There’s nowhere to run, there’s nowhere to hide, there’s damn few who care and you will be caught and punished, but still you rise up.
Why? Because despite the months under lock and key you still have dignity and humanity and refuse to be treated like an animal in a pen, cooped up indefinitely while you await an uncertain future.
The Christmas Island facility was originally built by the Howard government (“We will decide who comes to this country and the circumstances in which they come”) to hold 400 unauthorised arrivals and later expanded to cater for 800 detainees.
Today, there are some 3000 people crammed into this God-forsaken gulag, an island that ironically takes its name from one of the most holy days on the Christian calendar – a day on which we celebrate the birth of a man who taught compassion, sacrifice and tolerance and reached out a healing and helping hand to those cast aside.

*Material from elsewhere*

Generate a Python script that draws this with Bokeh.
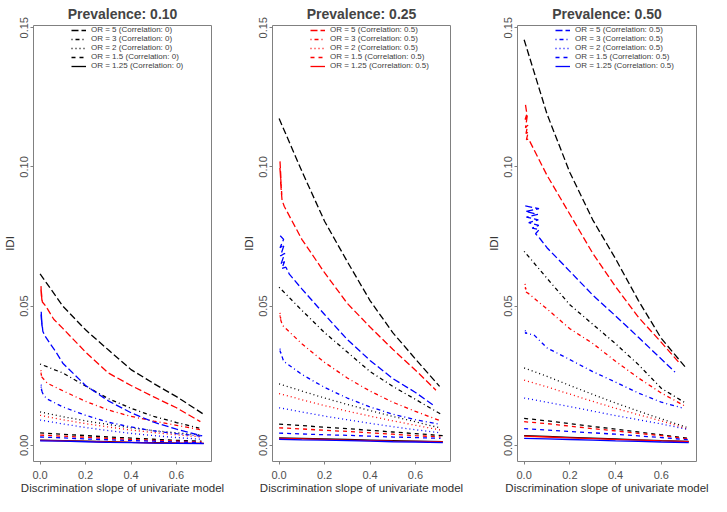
from bokeh.plotting import figure
from bokeh.layouts import row
from bokeh.models import Range1d, FixedTicker, NumeralTickFormatter, Legend, LegendItem
from bokeh.embed import file_html
from bokeh.resources import INLINE

# legend / line style order: OR = 5, 3, 2, 1.5, 1.25
or_labels = ["5", "3", "2", "1.5", "1.25"]
dashes = ["7 3", "1 3 4 3", "1 3", "4 4", "solid"]

# ---- Prevalence 0.10 ----
p10_black_x = [
    [0.0, 0.1, 0.2, 0.3, 0.4, 0.5, 0.6, 0.715],
    [0.0, 0.1, 0.2, 0.3, 0.4, 0.5, 0.6, 0.70],
    [0.0, 0.1, 0.2, 0.3, 0.4, 0.5, 0.6, 0.71],
    [0.0, 0.1, 0.2, 0.3, 0.4, 0.5, 0.6, 0.71],
    [0.0, 0.1, 0.2, 0.3, 0.4, 0.5, 0.6, 0.72],
]
p10_black_y = [
    [0.0616, 0.050, 0.0415, 0.0343, 0.0272, 0.0222, 0.0175, 0.0114],
    [0.0292, 0.026, 0.0213, 0.0168, 0.0133, 0.0104, 0.0082, 0.0062],
    [0.0120, 0.0103, 0.0088, 0.0075, 0.0063, 0.0053, 0.0045, 0.0037],
    [0.0045, 0.0040, 0.0035, 0.0030, 0.0026, 0.0022, 0.0018, 0.0015],
    [0.0019, 0.0017, 0.0015, 0.0013, 0.0011, 0.0010, 0.0008, 0.0007],
]
p10_red_x = [
    [0.004, 0.006, 0.003, 0.008, 0.005, 0.010, 0.025, 0.06, 0.1, 0.2, 0.3, 0.4, 0.5, 0.6, 0.705],
    [0.004, 0.006, 0.003, 0.008, 0.032, 0.1, 0.2, 0.3, 0.4, 0.5, 0.6, 0.706],
    [0.0, 0.1, 0.2, 0.3, 0.4, 0.5, 0.6, 0.71],
    [0.0, 0.1, 0.2, 0.3, 0.4, 0.5, 0.6, 0.71],
    [0.0, 0.1, 0.2, 0.3, 0.4, 0.5, 0.6, 0.72],
]
p10_red_y = [
    [0.0572, 0.0535, 0.0565, 0.052, 0.0555, 0.0515, 0.050, 0.0453, 0.042, 0.0335, 0.026, 0.0215, 0.0174, 0.0135, 0.0085],
    [0.027, 0.025, 0.0265, 0.0245, 0.0223, 0.0196, 0.0158, 0.0127, 0.0104, 0.0087, 0.0072, 0.0056],
    [0.0108, 0.0092, 0.0078, 0.0066, 0.0055, 0.0046, 0.0038, 0.0030],
    [0.0037, 0.0033, 0.0029, 0.0025, 0.0021, 0.0018, 0.0015, 0.0012],
    [0.0018, 0.0016, 0.0014, 0.0012, 0.0011, 0.0009, 0.0008, 0.0007],
]
p10_blue_x = [
    [0.005, 0.008, 0.004, 0.010, 0.006, 0.012, 0.02, 0.04, 0.07, 0.1, 0.2, 0.3, 0.4, 0.5, 0.6, 0.713],
    [0.005, 0.007, 0.004, 0.009, 0.015, 0.032, 0.1, 0.2, 0.3, 0.4, 0.5, 0.6, 0.713],
    [0.0, 0.1, 0.2, 0.3, 0.4, 0.5, 0.6, 0.71],
    [0.0, 0.1, 0.2, 0.3, 0.4, 0.5, 0.6, 0.71],
    [0.0, 0.1, 0.2, 0.3, 0.4, 0.5, 0.6, 0.72],
]
p10_blue_y = [
    [0.048, 0.043, 0.047, 0.042, 0.046, 0.041, 0.0395, 0.037, 0.0335, 0.0295, 0.0215, 0.016, 0.0117, 0.0083, 0.0058, 0.0034],
    [0.0218, 0.0196, 0.0212, 0.0192, 0.018, 0.0166, 0.0138, 0.0108, 0.0083, 0.0066, 0.0052, 0.0042, 0.0033],
    [0.0091, 0.0077, 0.0064, 0.0053, 0.0043, 0.0035, 0.0028, 0.0022],
    [0.0030, 0.0027, 0.0023, 0.0020, 0.0017, 0.0015, 0.0012, 0.0010],
    [0.0016, 0.0015, 0.0013, 0.0011, 0.0010, 0.0008, 0.0007, 0.0006],
]

# ---- Prevalence 0.25 ----
p25_black_x = [
    [0.0, 0.1, 0.2, 0.3, 0.4, 0.5, 0.6, 0.706],
    [0.0, 0.1, 0.2, 0.3, 0.4, 0.5, 0.6, 0.71],
    [0.0, 0.1, 0.2, 0.3, 0.4, 0.5, 0.6, 0.71],
    [0.0, 0.1, 0.2, 0.3, 0.4, 0.5, 0.6, 0.72],
    [0.0, 0.1, 0.2, 0.3, 0.4, 0.5, 0.6, 0.72],
]
p25_black_y = [
    [0.1174, 0.0985, 0.0805, 0.066, 0.052, 0.0405, 0.031, 0.0212],
    [0.0568, 0.0485, 0.0405, 0.0335, 0.0265, 0.0212, 0.0165, 0.0113],
    [0.0221, 0.0195, 0.0170, 0.0147, 0.0125, 0.0104, 0.0085, 0.0062],
    [0.0076, 0.0071, 0.0065, 0.0060, 0.0054, 0.0048, 0.0042, 0.0035],
    [0.0027, 0.0025, 0.0023, 0.0021, 0.0019, 0.0017, 0.0015, 0.0013],
]
p25_red_x = [
    [0.004, 0.008, 0.003, 0.010, 0.005, 0.012, 0.006, 0.013, 0.023, 0.1, 0.2, 0.3, 0.4, 0.5, 0.6, 0.69],
    [0.004, 0.007, 0.003, 0.008, 0.015, 0.1, 0.2, 0.3, 0.4, 0.5, 0.6, 0.71],
    [0.0, 0.1, 0.2, 0.3, 0.4, 0.5, 0.6, 0.71],
    [0.0, 0.1, 0.2, 0.3, 0.4, 0.5, 0.6, 0.71],
    [0.0, 0.1, 0.2, 0.3, 0.4, 0.5, 0.6, 0.72],
]
p25_red_y = [
    [0.102, 0.096, 0.100, 0.093, 0.098, 0.090, 0.095, 0.088, 0.0858, 0.074, 0.062, 0.051, 0.0425, 0.0345, 0.027, 0.0198],
    [0.0476, 0.0455, 0.047, 0.0448, 0.0431, 0.0365, 0.0298, 0.0242, 0.0195, 0.0155, 0.0122, 0.0088],
    [0.0186, 0.0164, 0.0143, 0.0123, 0.0105, 0.0088, 0.0072, 0.0055],
    [0.0063, 0.0059, 0.0054, 0.0050, 0.0045, 0.0040, 0.0035, 0.0030],
    [0.0025, 0.0023, 0.0021, 0.0019, 0.0017, 0.0015, 0.0014, 0.0012],
]
p25_blue_x = [
    [0.005, 0.020, 0.004, 0.022, 0.006, 0.025, 0.008, 0.024, 0.012, 0.030, 0.045, 0.1, 0.2, 0.3, 0.4, 0.5, 0.6, 0.686],
    [0.004, 0.008, 0.003, 0.010, 0.020, 0.1, 0.2, 0.3, 0.4, 0.5, 0.6, 0.71],
    [0.0, 0.1, 0.2, 0.3, 0.4, 0.5, 0.6, 0.71],
    [0.0, 0.1, 0.2, 0.3, 0.4, 0.5, 0.6, 0.71],
    [0.0, 0.1, 0.2, 0.3, 0.4, 0.5, 0.6, 0.72],
]
p25_blue_y = [
    [0.0753, 0.074, 0.071, 0.072, 0.068, 0.069, 0.065, 0.066, 0.0635, 0.064, 0.0615, 0.0562, 0.047, 0.038, 0.0305, 0.024, 0.019, 0.014],
    [0.0347, 0.033, 0.0342, 0.0326, 0.0302, 0.0255, 0.0208, 0.017, 0.0138, 0.0112, 0.0092, 0.0075],
    [0.0135, 0.0120, 0.0105, 0.0092, 0.0079, 0.0067, 0.0056, 0.0045],
    [0.0044, 0.0041, 0.0038, 0.0036, 0.0033, 0.0030, 0.0028, 0.0025],
    [0.0022, 0.0020, 0.0019, 0.0017, 0.0015, 0.0013, 0.0012, 0.0010],
]

# ---- Prevalence 0.50 ----
p50_black_x = [
    [0.0, 0.1, 0.2, 0.3, 0.4, 0.5, 0.6, 0.704],
    [0.0, 0.1, 0.2, 0.3, 0.4, 0.5, 0.6, 0.704],
    [0.0, 0.1, 0.2, 0.3, 0.4, 0.5, 0.6, 0.71],
    [0.0, 0.1, 0.2, 0.3, 0.4, 0.5, 0.6, 0.72],
    [0.0, 0.1, 0.2, 0.3, 0.4, 0.5, 0.6, 0.72],
]
p50_black_y = [
    [0.1457, 0.119, 0.098, 0.081, 0.067, 0.052, 0.0384, 0.0282],
    [0.0697, 0.060, 0.0505, 0.0435, 0.0365, 0.029, 0.0205, 0.0153],
    [0.0278, 0.0248, 0.0215, 0.0183, 0.0152, 0.0123, 0.0095, 0.0065],
    [0.0097, 0.0088, 0.0078, 0.0068, 0.0058, 0.0048, 0.0038, 0.0025],
    [0.0035, 0.0032, 0.0029, 0.0026, 0.0023, 0.0020, 0.0017, 0.0014],
]
p50_red_x = [
    [0.006, 0.012, 0.004, 0.014, 0.006, 0.016, 0.008, 0.018, 0.010, 0.020, 0.032, 0.1, 0.2, 0.3, 0.4, 0.5, 0.6, 0.675],
    [0.004, 0.008, 0.003, 0.010, 0.018, 0.1, 0.2, 0.3, 0.4, 0.5, 0.6, 0.704],
    [0.0, 0.1, 0.2, 0.3, 0.4, 0.5, 0.6, 0.71],
    [0.0, 0.1, 0.2, 0.3, 0.4, 0.5, 0.6, 0.72],
    [0.0, 0.1, 0.2, 0.3, 0.4, 0.5, 0.6, 0.72],
]
p50_red_y = [
    [0.1223, 0.119, 0.117, 0.1185, 0.114, 0.115, 0.112, 0.1125, 0.1098, 0.110, 0.108, 0.097, 0.083, 0.069, 0.057, 0.046, 0.037, 0.030],
    [0.058, 0.056, 0.0572, 0.055, 0.0546, 0.049, 0.0419, 0.0366, 0.0302, 0.0242, 0.0188, 0.0141],
    [0.0234, 0.0210, 0.0184, 0.0158, 0.0133, 0.0110, 0.0088, 0.0060],
    [0.0085, 0.0078, 0.0069, 0.0060, 0.0052, 0.0043, 0.0035, 0.0023],
    [0.0033, 0.0030, 0.0027, 0.0024, 0.0021, 0.0019, 0.0016, 0.0013],
]
p50_blue_x = [
    [0.005, 0.065, 0.006, 0.060, 0.010, 0.062, 0.020, 0.064, 0.035, 0.066, 0.050, 0.069, 0.1, 0.2, 0.3, 0.4, 0.5, 0.6, 0.66],
    [0.003, 0.015, 0.004, 0.020, 0.025, 0.045, 0.1, 0.2, 0.3, 0.4, 0.5, 0.6, 0.689],
    [0.0, 0.1, 0.2, 0.3, 0.4, 0.5, 0.6, 0.71],
    [0.0, 0.1, 0.2, 0.3, 0.4, 0.5, 0.6, 0.72],
    [0.0, 0.1, 0.2, 0.3, 0.4, 0.5, 0.6, 0.72],
]
p50_blue_y = [
    [0.086, 0.085, 0.084, 0.083, 0.082, 0.081, 0.080, 0.079, 0.078, 0.0775, 0.076, 0.0743, 0.071, 0.0625, 0.054, 0.0465, 0.0388, 0.031, 0.0263],
    [0.0412, 0.0408, 0.0403, 0.0402, 0.040, 0.0395, 0.035, 0.0308, 0.0265, 0.0227, 0.0188, 0.0155, 0.0135],
    [0.0170, 0.0155, 0.0139, 0.0123, 0.0107, 0.0092, 0.0077, 0.0058],
    [0.0060, 0.0055, 0.0050, 0.0045, 0.0040, 0.0034, 0.0028, 0.0020],
    [0.0025, 0.0023, 0.0021, 0.0019, 0.0016, 0.0014, 0.0012, 0.0010],
]

FONT = "Liberation Sans"


def idi_panel(title, curves, legend_color, corr, width, left, right):
    p = figure(width=width, height=496, title=title,
               x_range=Range1d(-0.029, 0.754), y_range=Range1d(-0.0058, 0.1508),
               min_border_left=left, min_border_right=right,
               min_border_top=0, min_border_bottom=0,
               x_axis_label="Discrimination slope of univariate model", y_axis_label="IDI",
               toolbar_location=None, tools="", output_backend="svg")
    p.title.align = "center"
    p.title.text_font = FONT
    p.title.text_font_size = "14px"
    p.title.text_font_style = "bold"
    p.title.standoff = 7
    p.xgrid.visible = False
    p.ygrid.visible = False
    p.outline_line_color = "#808080"
    p.background_fill_color = "white"

    p.xaxis.ticker = FixedTicker(ticks=[0, 0.2, 0.4, 0.6])
    p.xaxis.formatter = NumeralTickFormatter(format="0.0")
    p.yaxis.ticker = FixedTicker(ticks=[0, 0.05, 0.10, 0.15])
    p.yaxis.formatter = NumeralTickFormatter(format="0.00")
    p.yaxis.major_label_orientation = "vertical"
    for ax in p.xaxis + p.yaxis:
        ax.axis_line_color = None
        ax.major_tick_line_color = "#808080"
        ax.major_tick_out = 3
        ax.major_tick_in = 0
        ax.minor_tick_line_color = None
        ax.major_label_text_font = FONT
        ax.major_label_text_font_size = "11px"
        ax.major_label_text_line_height = 1.0
        ax.major_label_text_color = "#505050"
        ax.major_label_standoff = 2
        ax.axis_label_text_font = FONT
        ax.axis_label_text_font_size = "11.5px"
        ax.axis_label_text_line_height = 1.0
        ax.axis_label_text_font_style = "normal"
        ax.axis_label_text_color = "#303030"
        ax.axis_label_standoff = 2
    p.xaxis.major_label_standoff = 6
    p.xaxis.axis_label_standoff = 0

    items = []
    for color, xs, ys in curves:
        for k in range(5):
            r = p.line(xs[k], ys[k], line_color=color, line_width=1.3, line_dash=dashes[k])
            if color == legend_color:
                items.append(LegendItem(label=f"OR = {or_labels[k]} (Correlation: {corr})",
                                        renderers=[r], index=0))

    legend = Legend(items=items, location=(38, 391))
    legend.label_text_font = FONT
    legend.label_text_font_size = "8px"
    legend.label_text_color = "#404040"
    legend.label_height = 8
    legend.glyph_height = 8
    legend.glyph_width = 15
    legend.label_standoff = 5
    legend.spacing = 0
    legend.padding = 0
    legend.margin = 0
    legend.border_line_color = None
    legend.background_fill_alpha = 0
    p.add_layout(legend)
    return p


f1 = idi_panel("Prevalence: 0.10",
               [("black", p10_black_x, p10_black_y), ("red", p10_red_x, p10_red_y), ("blue", p10_blue_x, p10_blue_y)],
               "black", "0", 239, 32, 28)
f2 = idi_panel("Prevalence: 0.25",
               [("black", p25_black_x, p25_black_y), ("red", p25_red_x, p25_red_y), ("blue", p25_blue_x, p25_blue_y)],
               "red", "0.5", 239, 32, 28)
f3 = idi_panel("Prevalence: 0.50",
               [("black", p50_black_x, p50_black_y), ("red", p50_red_x, p50_red_y), ("blue", p50_blue_x, p50_blue_y)],
               "blue", "0.5", 233, 39, 15)

layout = row(f1, f2, f3)
open("out.html", "w").write(file_html(layout, INLINE))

What would Christ think of this island that bears his name?
What would he think of a society that locks up the innocent, that tries to bar the doors to the dispossessed and demonises those who are somehow “different”?
The radio shock jocks and the right-wing demagogues who use their newspaper columns to whip up fear and xenophobia often allege that these new arrivals will fail to assimilate into Australian society. Well, isn’t locking them up on Christmas Island a great start to fostering multiculturalism and a smooth integration into a new society? Not.

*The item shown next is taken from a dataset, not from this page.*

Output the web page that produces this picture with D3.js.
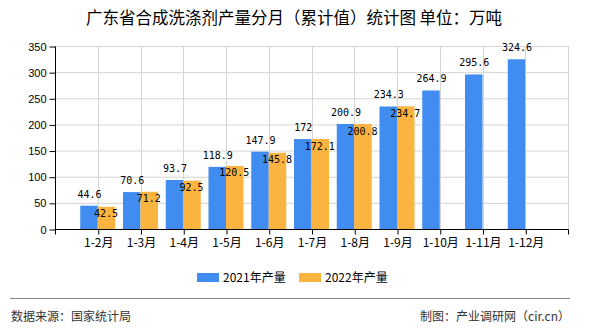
<!DOCTYPE html>
<html><head><meta charset="utf-8">
<script src="https://cdn.jsdelivr.net/npm/d3@7"></script>
<style>
html,body{margin:0;padding:0;background:#fff;}
svg{display:block;}
</style></head>
<body><svg id="c" width="590" height="330"></svg>
<script>
const categories = ["1-2月","1-3月","1-4月","1-5月","1-6月","1-7月","1-8月","1-9月","1-10月","1-11月","1-12月"];
const series2021 = [44.6,70.6,93.7,118.9,147.9,172,200.9,234.3,264.9,295.6,324.6];
const series2022 = [42.5,71.2,92.5,120.5,145.8,172.1,200.8,234.7];
const yTicks = [0,50,100,150,200,250,300,350];
const seriesNames = ["2021年产量","2022年产量"];
const colors = ["#418CF0","#FCB441"];
const titleText = "广东省合成洗涤剂产量分月（累计值）统计图 单位：万吨";
const sourceText = "数据来源：国家统计局";
const creditText = "制图：产业调研网（cir.cn）";

const svg = d3.select("#c");
const L = 55, R = 568, T = 46, B = 229;
const x = d3.scalePoint().domain(categories).range([L, R]).padding(1);
const y = d3.scaleLinear().domain([0, 350]).range([B, T]);
const bw = 17.5;
const cjk = "'Noto Sans CJK SC', 'Noto Sans', sans-serif";

// title
svg.append("text").attr("x", 294).attr("y", 24).attr("text-anchor","middle")
  .style("font-family", cjk).style("font-size","16.5px").attr("fill","#000").text(titleText);

// horizontal gridlines
svg.append("g").selectAll("line").data(yTicks).join("line")
  .attr("x1", L).attr("x2", R).attr("y1", d=>y(d)+0.5).attr("y2", d=>y(d)+0.5)
  .attr("stroke","#d4d4d4").attr("stroke-width",1);
// vertical gridlines
const vx = categories.map(c=>x(c)).concat([R]);
svg.append("g").selectAll("line").data(vx).join("line")
  .attr("x1", d=>Math.round(d)+0.5).attr("x2", d=>Math.round(d)+0.5).attr("y1", T).attr("y2", B)
  .attr("stroke","#d4d4d4").attr("stroke-width",1);

// bars
const g1 = svg.append("g");
g1.selectAll("rect.a").data(series2021).join("rect").attr("class","a")
  .attr("x", (d,i)=>x(categories[i]) - bw).attr("width", bw)
  .attr("y", d=>y(d)).attr("height", d=>B - y(d)).attr("fill", colors[0]);
g1.selectAll("rect.b").data(series2022).join("rect").attr("class","b")
  .attr("x", (d,i)=>x(categories[i])).attr("width", bw)
  .attr("y", d=>y(d)).attr("height", d=>B - y(d)).attr("fill", colors[1]);

// y axis
const yAxis = d3.axisLeft(y).tickValues(yTicks).tickSize(6).tickPadding(3);
const ya = svg.append("g").attr("transform",`translate(${L+0.5},0.5)`).call(yAxis);
ya.select(".domain").attr("stroke","#000").attr("d", `M0,${T}V${B}`);
ya.selectAll(".tick line").attr("stroke","#000");
ya.selectAll("text").style("font-family","'Liberation Sans', Arial, sans-serif").style("font-size","11px").attr("fill","#000");

// x axis
const xAxis = d3.axisBottom(x).tickSize(5).tickPadding(4);
const xa = svg.append("g").attr("transform",`translate(0.5,${B+0.5})`).call(xAxis);
xa.select(".domain").attr("stroke","#000").attr("d", `M${L},0H${R}`);
xa.selectAll(".tick line").attr("stroke","#000");
xa.selectAll("text").style("font-family", cjk).style("font-size","12px").attr("fill","#000");
xa.append("g").selectAll("line").data([L, R]).join("line")
  .attr("x1", d=>d).attr("x2", d=>d).attr("y1",0).attr("y2",5).attr("stroke","#000");

// value labels
const mono = "'DejaVu Sans Mono', monospace";
svg.append("g").selectAll("text").data(series2021).join("text")
  .attr("x", (d,i)=>x(categories[i]) - bw/2 + 0.5).attr("y", d=>y(d) - 8)
  .attr("text-anchor","middle").style("font-family", mono).style("font-size","10px").attr("fill","#000")
  .text(d=>d);
svg.append("g").selectAll("text").data(series2022).join("text")
  .attr("x", (d,i)=>x(categories[i]) + bw/2 - 0.5).attr("y", d=>y(d) + 10.5)
  .attr("text-anchor","middle").style("font-family", mono).style("font-size","10px").attr("fill","#000")
  .text(d=>d);

// legend
const lg = svg.append("g");
const lx = [197, 299];
seriesNames.forEach((n,i)=>{
  lg.append("rect").attr("x", lx[i]).attr("y", 273).attr("width", 22).attr("height", 9).attr("fill", colors[i]);
  lg.append("text").attr("x", lx[i]+26).attr("y", 281.5).style("font-family", cjk).style("font-size","12px")
    .attr("fill","#000").text(n);
});

// separator and footer
svg.append("line").attr("x1",10).attr("x2",570).attr("y1",298.5).attr("y2",298.5).attr("stroke","#888").attr("stroke-width",1);
svg.append("text").attr("x",11).attr("y",321).style("font-family", cjk).style("font-size","12px").attr("fill","#333").text(sourceText);
svg.append("text").attr("x",570).attr("y",321).attr("text-anchor","end").style("font-family", cjk).style("font-size","12px").attr("fill","#333").text(creditText);
</script></body></html>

Instead of saying “g’day”, we dump our asylum seekers in cages for an indeterminate period and, when they get restive and uppity about being imprisoned without trial, we respond with tear gas, Tasers and “bean bag” bullets.
And these souls are not illegal immigrants, despite what the misinformed and angry minority would have you believe.
They have not arrived at Mascot airport on a tourist visa and quietly melted away while they try to build a new (false) Australian identity.
Rather, they have arrived on our shores seeking asylum.
And there is nothing illegal under either international or Australian law about arriving unannounced and requesting refugee status.
The only real crime in the events of recent days has been committed on behalf of the Australian people by successive governments.
Cheap and populist politics saw the Government decide nearly a year ago to suspend processing of visa applications by Sri Lankan and Afghan asylum seekers, purportedly because of “changed circumstances” in the two countries.
This, coupled with the arrival of more potential refugees, has seen hundreds of asylum seekers relegated to limbo on an offshore detention facility that was created to exploit a legal loophole that the High Court has since closed. Equally cynical and exploitative politics has seen the arrival of hungry and desperate people on barely seaworthy fishing boats viewed with fear and enmity rather than a sense of fraternalism and generosity.
The Christmas Island facility needs to be closed and those detainees who are not considered an immediate security threat moved into mainland society on temporary visas while their claims are processed.
If our immigration and security agencies don’t consider an applicant fit for a residency visa, then fine, return them home after allowing the right of appeal.
But in the meantime, don’t treat them like criminals, for they are not.
Rather, many of them are victims and, under the existing punitive regime, all we are doing is continuing to persecute them for wanting better lives than the ones they left behind.